Filmmaker, producer, and actress Penny Marshall has died at the age of 75. In addition to being a three-time Golden Globe nominee for her starring role on sitcom juggernaut Laverne & Shirley, Marshall was a groundbreaking director for Hollywood, helming such films as Big, A League of Their Own, and Academy Award for Best Picture nominee Awakenings.
Marshall, born Carole Penny Marshall in 1943, was the daughter of tap dance instructor Marjorie Marshall and Tony Marshall, a film director and producer. She was born and raised in the Bronx, New York, and originally attended the University of New Mexico, where she studied psychology and math.
In 1967, as a divorced, single mother, she moved to Hollywood, where her brother Garry Marshall had established a burgeoning career as a television writer.

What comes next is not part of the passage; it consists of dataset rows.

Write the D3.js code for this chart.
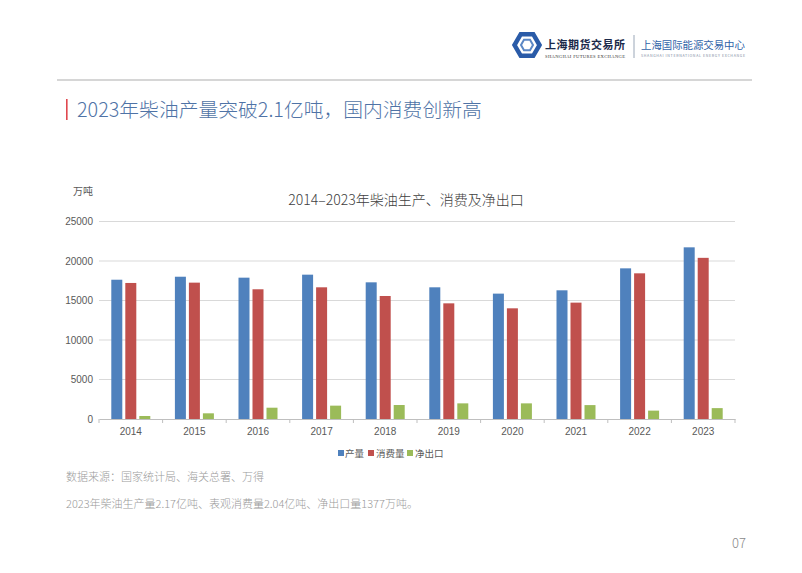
<!DOCTYPE html>
<html><head><meta charset="utf-8">
<script src="https://cdn.jsdelivr.net/npm/d3@7"></script>
<style>
html,body{margin:0;padding:0;background:#fff;}
svg text{font-family:"Noto Sans CJK SC","Noto Sans",sans-serif;}
</style></head>
<body><svg id="c" width="802" height="573"></svg>
<script>
const years = ["2014","2015","2016","2017","2018","2019","2020","2021","2022","2023"];
const production = [17630,18010,17890,18270,17300,16670,15870,16290,19070,21730];
const consumption = [17220,17260,16420,16670,15570,14640,14010,14730,18440,20400];
const netExport = [380,720,1430,1690,1770,1980,1980,1760,1060,1377];
const seriesNames = ["产量","消费量","净出口"];
const seriesColors = ["#4F81BD","#C0504D","#9BBB59"];
const yTicks = [0,5000,10000,15000,20000,25000];

const svg = d3.select("#c");

// header
svg.append("line").attr("x1",57).attr("x2",752).attr("y1",80).attr("y2",80)
  .attr("stroke","#d6d6d6").attr("stroke-width",2);

// logo icon (hexagon)
const logo = svg.append("g").attr("transform","translate(527,45)");
const hex = r => d3.range(6).map(i=>{const a=Math.PI/3*i;return [r*Math.cos(a),r*Math.sin(a)];});
logo.append("polygon").attr("points",hex(12.5).join(" ")).attr("fill","none").attr("stroke","#2a5ba8").attr("stroke-width",4.5);
logo.append("polygon").attr("points",hex(6).join(" ")).attr("fill","none").attr("stroke","#5b87c5").attr("stroke-width",2);
svg.append("text").attr("x",545).attr("y",49).attr("font-size",11).attr("font-weight",700)
  .attr("fill","#1c2a4a").attr("textLength",80).text("上海期货交易所");
svg.append("text").attr("x",545).attr("y",57.5).attr("font-size",4.6)
  .style("font-family","'Liberation Serif',serif").attr("fill","#333").attr("textLength",80).text("SHANGHAI FUTURES EXCHANGE");
svg.append("line").attr("x1",634).attr("x2",634).attr("y1",35).attr("y2",58).attr("stroke","#9aa7b8").attr("stroke-width",1);
svg.append("text").attr("x",641).attr("y",49).attr("font-size",10.4)
  .attr("fill","#2f62a8").text("上海国际能源交易中心");
svg.append("text").attr("x",641).attr("y",57).attr("font-size",3.6)
  .attr("fill","#7c8aa0").attr("textLength",104).text("SHANGHAI INTERNATIONAL ENERGY EXCHANGE");

// page title
svg.append("rect").attr("x",66).attr("y",99).attr("width",1.6).attr("height",21).attr("fill","#e0484f");
svg.append("text").attr("x",77).attr("y",117).attr("font-size",19.8).attr("font-weight",300)
  .attr("fill","#4f73a6").text("2023年柴油产量突破2.1亿吨，国内消费创新高");

// chart
const x0 = d3.scaleBand().domain(years).range([99,735]).paddingInner(0).paddingOuter(0);
const x1 = d3.scaleBand().domain(seriesNames).range([12.3,51.3]).paddingInner(3/14);
const y = d3.scaleLinear().domain([0,25000]).range([419,221.5]);

svg.append("text").attr("x",406).attr("y",205).attr("text-anchor","middle").attr("font-size",14).attr("font-weight",300)
  .attr("fill","#404040").text("2014–2023年柴油生产、消费及净出口");
svg.append("text").attr("x",73).attr("y",195).attr("font-size",10).attr("fill","#595959").text("万吨");

// grid
svg.append("g").selectAll("line").data(yTicks.filter(d=>d>0)).join("line")
  .attr("x1",99).attr("x2",735).attr("y1",d=>y(d)).attr("y2",d=>y(d))
  .attr("stroke","#d9d9d9").attr("stroke-width",1);

// y axis labels
const yAxis = d3.axisLeft(y).tickValues(yTicks).tickFormat(d3.format("d")).tickSize(0).tickPadding(6);
const gy = svg.append("g").attr("transform","translate(99,0)").call(yAxis);
gy.select(".domain").remove();
gy.selectAll("text").attr("font-size",10).attr("fill","#595959").style("font-family","'Liberation Sans','DejaVu Sans',sans-serif");

// bars
const data = years.map((yr,i)=>({yr,vals:[production[i],consumption[i],netExport[i]]}));
const grp = svg.append("g").selectAll("g").data(data).join("g")
  .attr("transform",d=>`translate(${x0(d.yr)},0)`);
grp.selectAll("rect").data(d=>d.vals.map((v,j)=>({v,name:seriesNames[j],c:seriesColors[j]}))).join("rect")
  .attr("x",d=>x1(d.name)).attr("width",x1.bandwidth())
  .attr("y",d=>y(d.v)).attr("height",d=>y(0)-y(d.v)).attr("fill",d=>d.c);

// x axis
const xAxis = d3.axisBottom(x0).tickSize(0).tickPadding(9);
const gx = svg.append("g").attr("transform","translate(0,419)").call(xAxis);
gx.select(".domain").attr("stroke","#bfbfbf");
gx.selectAll("text").attr("font-size",10).attr("fill","#595959").style("font-family","'Liberation Sans','DejaVu Sans',sans-serif");
svg.append("g").selectAll("line").data(d3.range(years.length+1)).join("line")
  .attr("x1",i=>99+i*x0.step()).attr("x2",i=>99+i*x0.step()).attr("y1",419).attr("y2",423)
  .attr("stroke","#bfbfbf");

// legend
const legX = [338,368,407];
const legTextX = [345,376,415];
const lg = svg.append("g");
seriesNames.forEach((n,i)=>{
  lg.append("rect").attr("x",legX[i]).attr("y",450).attr("width",6).attr("height",6).attr("fill",seriesColors[i]);
  lg.append("text").attr("x",legTextX[i]).attr("y",457).attr("font-size",9.5).attr("fill","#595959").text(n);
});

// footnotes
svg.append("text").attr("x",66).attr("y",481).attr("font-size",11).attr("font-weight",300).attr("fill","#9a9a9a")
  .text("数据来源：国家统计局、海关总署、万得");
svg.append("text").attr("x",66).attr("y",508).attr("font-size",11).attr("font-weight",300).attr("fill","#9a9a9a")
  .text("2023年柴油生产量2.17亿吨、表观消费量2.04亿吨、净出口量1377万吨。");
svg.append("text").attr("x",746).attr("y",548).attr("text-anchor","end").attr("font-size",13).attr("font-weight",300).attr("fill","#8a8a8a")
  .text("07");
</script></body></html>
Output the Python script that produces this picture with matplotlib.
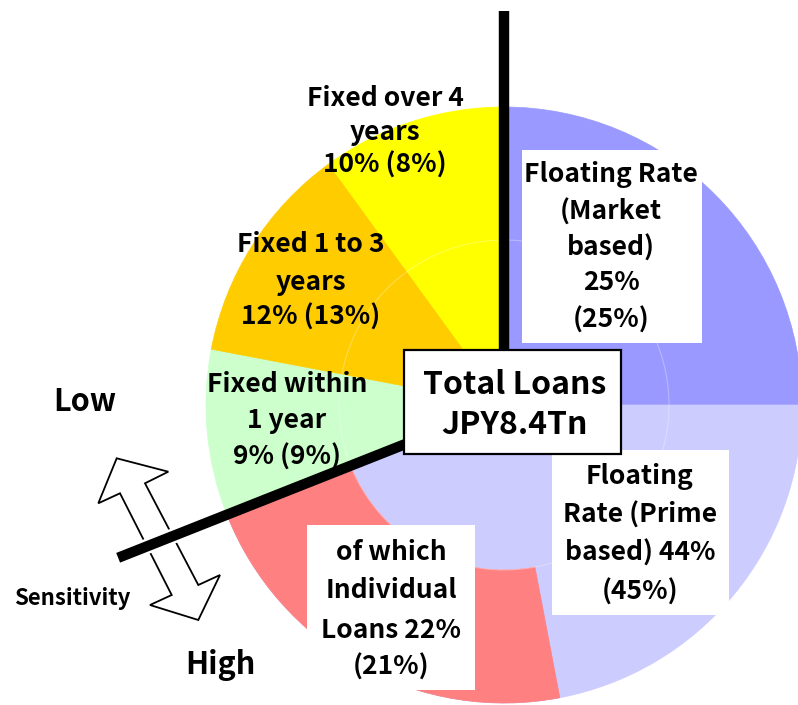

In 1971, she married actor and filmmaker Rob Reiner. During this time she found various small roles acting for television and film, but in 1972 American audiences started to take notice of her as Myrna Turner on The Odd Couple.
Her most prominent role in television came in 1976 as Laverne in the Happy Days spin-off, Laverne & Shirley. The beloved sitcom was a ratings hit and lasted 178 episodes. She continued to appear in various television roles up until 2016 — including a guest appearance on the first-ever produced episode of The Simpsons — with her final role on the most recent remake of The Odd Couple.
While her popularity as an actress cannot be understated, it was her role as a director that proved to be most influential for breaking traditional Hollywood gender norms. In 1986, she directed the action comedy Jumpin’ Jack Flash, starring Whoopi Goldberg. But it was two years later when Marshall would break records with the fantasy comedy Big, starring Tom Hanks as a 13-year-old boy trapped in an adult man’s body.
The film has since become one of the 1980s’ most famous films, helping propel Hanks into superstardom and still making Best Of lists to this day. With a domestic box office of $116 million, Penny Marshall became the first woman to ever direct a film that grossed over $100 million, a feat that paved the way for other successful filmmakers like Nora Ephron, Patty Jenkins, and Ava DuVernay.
Marshall followed Big with Awakenings, starring Robert DeNiro and Robin Williams, and based on Oliver Sacks’ renowned memoir. The film received positive reviews and was an Academy Award for Best Picture nominee, but it was her next movie that may be best remembered: 1992’s A League of Their Own. Both a drama and comedy, the period film tells a fictionalized account of a true story — the advent of a professional women’s baseball league. The All-American Girls Professional Baseball League was instituted in the 1940s as many American men, including professional baseball players, were fighting overseas in World War II.
The film starred Geena Davis and Tom Hanks, and was an instant hit with critics and audiences alike. It was the second of Marshall’s films to gross over $100 million at the box office, and, in 2012, it was preserved by the Library of Congress after being deemed “culturally, historically, or aesthetically significant.”
Marshall followed A League of Their Own with three more features, including Renaissance Man starring Danny DeVito, The Preacher’s Wife starring Whitney Houston and Denzel Washington, and Riding in Cars with Boys starring Drew Barrymore. She also produced and appeared in numerous films and televisions shows throughout the 1990s and 2000s.
Her brother Garry was a guest of the New York Film Academy in 2012, where he sat in on an AFA Acting for Film class with Acting Chair Lynda Goodfriend, who, decades earlier, he’d cast in his show Happy Days as Lori Beth. Speaking with NYFA students, Garry went into detail about his long and prolific career, and made sure to mention the many times he collaborated with his sister. Garry Marshall passed away in 2016.
Entertainment seems to run in the Marshall family. Scott Marshall — Penny’s nephew and Garry’s son — is a filmmaking and cinematography instructor at NYFA’s Los Angeles campus, and has acted in several film and television roles as well as directed short films and features.
Cindy Williams, television star and the Shirley to Penny Marshall’s Laverne, has also spoken with New York Film Academy students. At a Q&A in 2015, she shared several insights and stories with students, and recounted the first time she and Penny Marshall appeared as Laverne & Shirley in an episode of Happy Days. The two characters proved so popular that they quickly received their own show.
The New York Film Academy is deeply saddened by the loss of a multi-talented Hollywood icon and groundbreaking filmmaker who set an example for many future women directors to come. Rest in peace, Penny Marshall.